For the time being, however, there is very little chance that Congress and the White House will adopt this kind of approach to immigration. Business interests strongly oppose E-Verify. In the debate over the House bill, House Republicans representing agricultural districts, where undocumented migrants make up almost half of the labor force, objected to the mandated use of E-Verify. They were appeased by extending the timeline for when agribusiness would have to use E-Verify and eliminating the labor protections the Biden administration had created for seasonal H-2A temporary migrants.
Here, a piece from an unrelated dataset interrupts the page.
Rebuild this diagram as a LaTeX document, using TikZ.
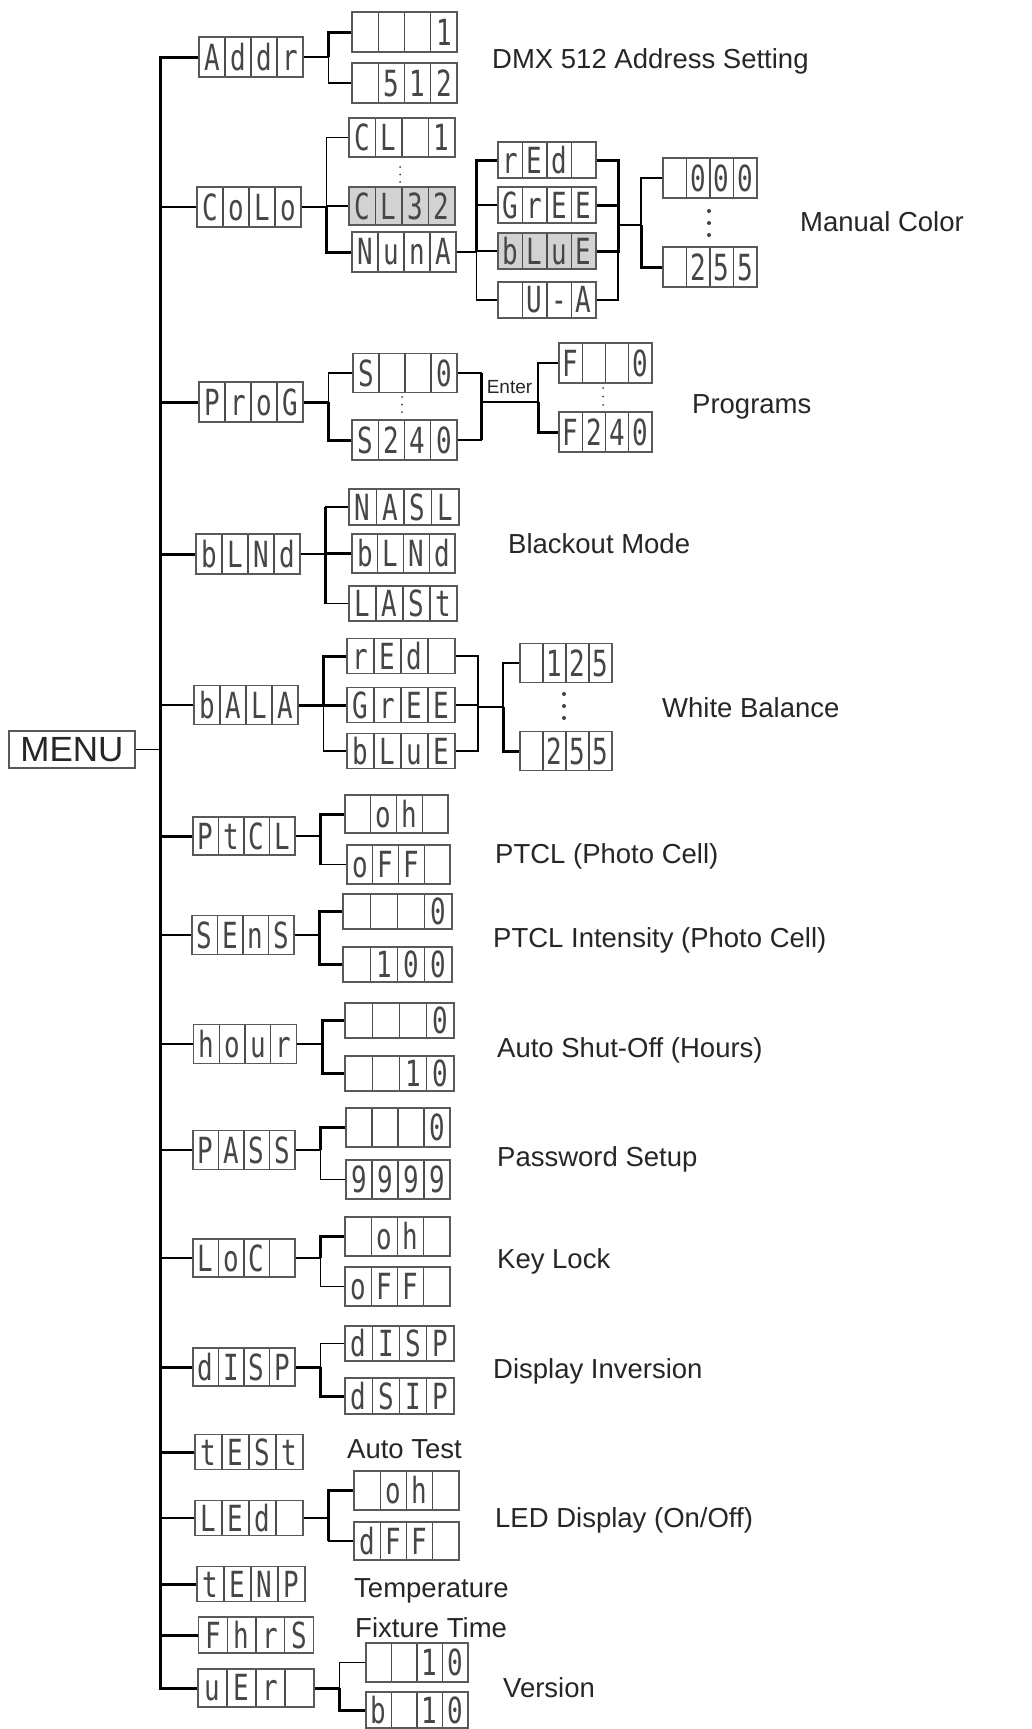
\documentclass[tikz,border=0pt]{standalone}
\usepackage{fontspec}
\setmainfont{Liberation Sans}
\newfontfamily\segfont{DejaVu Sans Mono}
\usepackage{graphicx}
\usetikzlibrary{calc}

\newlength\cellw
\newcommand\segchar[1]{\makebox[\cellw]{\scalebox{0.72}[1]{#1}}}
\newcommand\seg[4]{\segchar{#1}\segchar{#2}\segchar{#3}\segchar{#4}}

\tikzset{
  lcd/.style 2 args={draw=gray!70!black, line width=1.3, minimum width=#1, minimum height=#2,
    inner sep=0, text=gray!55!black, font=\segfont\fontsize{36}{36}\selectfont,
    execute at begin node={\setlength\cellw{#1pt}\divide\cellw by 4},
    path picture={\foreach \k in {1,2,3}
      \draw[gray!60!black, line width=1.1]
        ($(path picture bounding box.north west)!\k/4!(path picture bounding box.north east)$) --
        ($(path picture bounding box.south west)!\k/4!(path picture bounding box.south east)$);}},
  dark/.style={fill=gray!35},
  menubox/.style={draw=gray!70!black, line width=1.3, minimum width=126, minimum height=37,
    inner sep=0, text=black!85, font=\fontsize{35}{35}\selectfont},
  caption/.style={anchor=base west, inner sep=0, text=black!85, font=\fontsize{27.5}{30}\selectfont},
  ln/.style={line width=1.3},
  tk/.style={line width=3},
}

\begin{document}
\begin{tikzpicture}[x=1pt,y=-1pt]
\useasboundingbox (0,0) rectangle (1032,1729);
\clip (0,0) rectangle (1032,1729);

% main menu and first level
\node[menubox] (menu) at (72,749.5) {MENU};
\node[lcd={104}{40}] (addr) at (251,57) {\seg{A}{d}{d}{r}};
\node[lcd={104}{40}] (colo) at (249,207) {\seg{C}{o}{L}{o}};
\node[lcd={104}{40}] (prog) at (251,402) {\seg{P}{r}{o}{G}};
\node[lcd={104}{40}] (blnd) at (248,554) {\seg{b}{L}{N}{d}};
\node[lcd={104}{39}] (bala) at (246,705) {\seg{b}{A}{L}{A}};
\node[lcd={102}{38}] (ptcl) at (244,836) {\seg{P}{t}{C}{L}};
\node[lcd={102}{39}] (sens) at (243,935) {\seg{S}{E}{n}{S}};
\node[lcd={103}{39}] (hour) at (245,1044) {\seg{h}{o}{u}{r}};
\node[lcd={102}{39}] (pass) at (244,1150) {\seg{P}{A}{S}{S}};
\node[lcd={102}{38}] (loc) at (244,1258) {\seg{L}{o}{C}{}};
\node[lcd={102}{38}] (disp) at (244,1367) {\seg{d}{I}{S}{P}};
\node[lcd={108}{35}] (test) at (249,1452) {\seg{t}{E}{S}{t}};
\node[lcd={108}{35}] (led) at (249,1518) {\seg{L}{E}{d}{}};
\node[lcd={108}{35}] (temp) at (251,1584) {\seg{t}{E}{N}{P}};
\node[lcd={115}{36}] (fhrs) at (256,1635) {\seg{F}{h}{r}{S}};
\node[lcd={116}{38}] (uer) at (256,1688) {\seg{u}{E}{r}{}};

% second level
\node[lcd={105}{40}] (a1) at (404.5,32) {\seg{}{}{}{1}};
\node[lcd={105}{40}] (a2) at (404.5,83) {\seg{}{5}{1}{2}};
\node[lcd={106}{39}] (c1) at (402,137.5) {\seg{C}{L}{}{1}};
\node[lcd={106}{38},dark] (c2) at (402,206) {\seg{C}{L}{3}{2}};
\node[lcd={104}{40}] (c3) at (404,252) {\seg{N}{u}{n}{A}};
\node[lcd={104}{39}] (p1) at (405,373) {\seg{S}{}{}{0}};
\node[lcd={105}{40}] (p2) at (404.5,440) {\seg{S}{2}{4}{0}};
\node[lcd={110}{36}] (bl1) at (404,507) {\seg{N}{A}{S}{L}};
\node[lcd={103}{39}] (bl2) at (403.5,553.5) {\seg{b}{L}{N}{d}};
\node[lcd={108}{35}] (bl3) at (403,603.5) {\seg{L}{A}{S}{t}};
\node[lcd={108}{35}] (wr) at (401,656) {\seg{r}{E}{d}{}};
\node[lcd={108}{35}] (wg) at (401,705) {\seg{G}{r}{E}{E}};
\node[lcd={108}{35}] (wb) at (401,751) {\seg{b}{L}{u}{E}};
\node[lcd={103}{38}] (pt1) at (396.5,814) {\seg{}{o}{h}{}};
\node[lcd={103}{39}] (pt2) at (398.5,864.5) {\seg{o}{F}{F}{}};
\node[lcd={109}{35}] (se1) at (397.5,911.5) {\seg{}{}{}{0}};
\node[lcd={109}{35}] (se2) at (397.5,964.5) {\seg{}{1}{0}{0}};
\node[lcd={109}{35}] (ho1) at (399.5,1020.5) {\seg{}{}{}{0}};
\node[lcd={109}{35}] (ho2) at (399.5,1073.5) {\seg{}{}{1}{0}};
\node[lcd={104}{39}] (pa1) at (398,1127.5) {\seg{}{}{}{0}};
\node[lcd={104}{39}] (pa2) at (398,1179.5) {\seg{9}{9}{9}{9}};
\node[lcd={105}{39}] (lo1) at (397.5,1236.5) {\seg{}{o}{h}{}};
\node[lcd={105}{39}] (lo2) at (397.5,1286.5) {\seg{o}{F}{F}{}};
\node[lcd={109}{35}] (di1) at (399.5,1343.5) {\seg{d}{I}{S}{P}};
\node[lcd={109}{36}] (di2) at (399.5,1396) {\seg{d}{S}{I}{P}};
\node[lcd={105}{39}] (le1) at (406.5,1490.5) {\seg{}{o}{h}{}};
\node[lcd={105}{38}] (le2) at (406.5,1541) {\seg{d}{F}{F}{}};
\node[lcd={102}{39}] (ue1) at (417,1662.5) {\seg{}{}{1}{0}};
\node[lcd={102}{36}] (ue2) at (417,1710) {\seg{b}{}{1}{0}};

% third and fourth level
\node[lcd={98}{36}] (cr) at (547,160) {\seg{r}{E}{d}{}};
\node[lcd={98}{36}] (cg) at (547,205) {\seg{G}{r}{E}{E}};
\node[lcd={98}{36},dark] (cb) at (547,251) {\seg{b}{L}{u}{E}};
\node[lcd={98}{36}] (cu) at (547,300) {\seg{}{U}{-}{A}};
\node[lcd={94}{40}] (cv0) at (710,178) {\seg{}{0}{0}{0}};
\node[lcd={94}{40}] (cv1) at (710,267) {\seg{}{2}{5}{5}};
\node[lcd={93}{40}] (f1) at (605.5,363) {\seg{F}{}{}{0}};
\node[lcd={93}{40}] (f2) at (605.5,432) {\seg{F}{2}{4}{0}};
\node[lcd={92}{39}] (wv0) at (566,663) {\seg{}{1}{2}{5}};
\node[lcd={92}{39}] (wv1) at (566,751) {\seg{}{2}{5}{5}};

% spine
\coordinate (bot) at (160,1688);
\draw[tk] (addr.west) -| (bot) -- (uer.west);
\draw[ln] (menu.east) -- (menu.east -| bot);
\foreach \n in {colo,bala,sens,hour,pass,loc,led} \draw[ln] (\n.west) -- (\n.west -| bot);
\foreach \n in {prog,blnd,ptcl,disp,test,temp,fhrs} \draw[tk] (\n.west) -- (\n.west -| bot);

% forks of the first level
\foreach \n in {addr,colo,prog,blnd,bala,ptcl,sens,hour,pass,loc,disp,led,uer}
  \path (\n.east) ++(25,0) coordinate (f\n);
\foreach \n in {addr,colo,blnd,ptcl,sens,hour,pass,loc,led} \draw[ln] (\n.east) -- (f\n);
\foreach \n in {prog,bala,disp,uer} \draw[tk] (\n.east) -- (f\n);
\foreach \a/\b/\s in {addr/a1/tk, addr/a2/ln, colo/c1/ln, colo/c2/ln, colo/c3/tk,
    prog/p1/ln, prog/p2/tk, blnd/bl1/ln, blnd/bl2/tk, blnd/bl3/ln,
    bala/wr/tk, bala/wg/tk, bala/wb/ln, ptcl/pt1/tk, ptcl/pt2/ln,
    sens/se1/tk, sens/se2/tk, hour/ho1/tk, hour/ho2/tk, pass/pa1/tk, pass/pa2/ln,
    loc/lo1/tk, loc/lo2/ln, disp/di1/ln, disp/di2/tk, led/le1/tk, led/le2/ln,
    uer/ue1/ln, uer/ue2/tk}
  \draw[\s] (f\a) |- (\b.west);
\draw[tk] (bl1.west -| fblnd) -- (bl3.west -| fblnd);
\draw[tk] (pt1.west -| fptcl) -- (pt2.west -| fptcl);
\draw[tk] (le1.west -| fled) -- (le2.west -| fled);

% manual colour
\path (c3.east) ++(20,0) coordinate (fc3);
\draw[ln] (c3.east) -- (fc3);
\foreach \b/\s in {cr/tk, cg/ln, cb/ln, cu/ln} \draw[\s] (fc3) |- (\b.west);
\coordinate (cm) at (618,225);
\coordinate (fcv) at (641,225);
\foreach \b/\s in {cr/tk, cg/tk, cb/tk, cu/ln} \draw[\s] (\b.east) -| (cm);
\draw[ln] (cm) -- (fcv);
\draw[ln] (fcv) |- (cv0.west);
\draw[tk] (fcv) |- (cv1.west);

% programs
\coordinate (pm) at (481,402);
\coordinate (fpf) at (538,402);
\draw[ln] (p1.east) -| (pm);
\draw[ln] (p2.east) -| (pm);
\draw[tk] (p1.east -| pm) -- (p2.east -| pm);
\draw[ln] (pm) -- node[above=8pt, inner sep=0, font=\fontsize{19}{20}\selectfont, text=black!85] (enter) {Enter} (fpf);
\draw[ln] (fpf) |- (f1.west);
\draw[tk] (fpf) |- (f2.west);

% white balance
\coordinate (wm) at (478,707);
\coordinate (fwv) at (503,707);
\foreach \b in {wr,wg,wb} \draw[ln] (\b.east) -| (wm);
\draw[ln] (wm) -- (fwv);
\draw[ln] (fwv) |- (wv0.west);
\draw[tk] (fwv) |- (wv1.west);

% dots
\foreach \x/\ya/\yb/\r in {400/167/182/1, 402/397/412/1, 603/388/405/1, 709/211/235/2, 564/694/718/2}
  \foreach \t in {0,0.5,1} \fill[gray!50!black] (\x,{\ya+\t*(\yb-\ya)}) circle[radius=\r pt];

% captions
\node[caption] (dmx) at (492,68) {DMX 512 Address Setting};
\node[caption] (manual) at (800,231) {Manual Color};
\node[caption] (programs) at (692,413) {Programs};
\node[caption] (blackout) at (508,553) {Blackout Mode};
\node[caption] (white) at (662,717) {White Balance};
\node[caption] (photo) at (495,863) {PTCL (Photo Cell)};
\node[caption] (intensity) at (493,947) {PTCL Intensity (Photo Cell)};
\node[caption] (shutoff) at (497,1057) {Auto Shut-Off (Hours)};
\node[caption] (password) at (497,1166) {Password Setup};
\node[caption] (keylock) at (497,1268) {Key Lock};
\node[caption] (inversion) at (493,1378) {Display Inversion};
\node[caption] (autotest) at (347,1458) {Auto Test};
\node[caption] (ledshow) at (495,1527) {LED Display (On/Off)};
\node[caption] (temperature) at (354,1597) {Temperature};
\node[caption] (fixture) at (355,1637) {Fixture Time};
\node[caption] (version) at (503,1697) {Version};
\end{tikzpicture}
\end{document}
After the House bill passed, industry lobbyists turned their attention to the Senate. As Brownstein Hyatt Farber Shreck, one of the country's largest business lobbies, wrote last May, “Industry pressure has already been successful in the alterations of E-Verify expansion, and there is already established Republican opposition to portions of the program. Now is the time for stakeholders to engage lawmakers to make sure their employment investments are protected moving forward.” The lobbying evidently had its effect: Senate Republicans left E-Verify out of their proposals.
As Ruy Teixeira and I recounted in Where Have All the Democrats Gone?, Democrats have also shunned E-Verify. Hispanic lobbies have claimed it is discriminatory, and major unions, led by the Service Employees International Union (SEIU), have warned it can be used to intimidate workers. These unions prefer that the government ignore undocumented workers, whom they want to organize. Lobbies and organizations aligned with the Democrats have also rejected attempts to curb illegal immigration. They denounced Biden's promise of a border shutdown. Said a spokeswoman for the American Civil Liberties Union, “President Biden and Congress must abandon these proposals and heed voters’ demands for fair and effective immigration policies that manage the border and treat people seeking safety with dignity.” Marisa Limon Garza of the Las Americas Immigration Advocacy Center called Biden's proposal “the most uninformed, short-sighted idea of a solution as could be.”
Just as Congress is unlikely to pass an E-Verify mandate, it is unlikely to pass a bill that includes a path to citizenship or even to a green card for the undocumented. An older generation of Republicans like George W. Bush and John McCain favored a path to citizenship, but many in the newer generation favor deportation. In the present circumstances, the best that could be hoped for are modest reforms in the use of asylum and parole and increased funding for custom officials and judges. But even these measures might prove difficult, if not impossible, during an election year when Trump and Republicans plan to highlight the inability of the Biden administration to police the border. The prospects for anything like a comprehensive reform remain dismal; the prospects for modest reform are slim; but the prospects for continued stalemate and strife are strong.
John B. Judis is author of The Politics of Our Time: Populism, Nationalism, Socialism and, with Ruy Teixeira, Where Have All the Democrats Gone?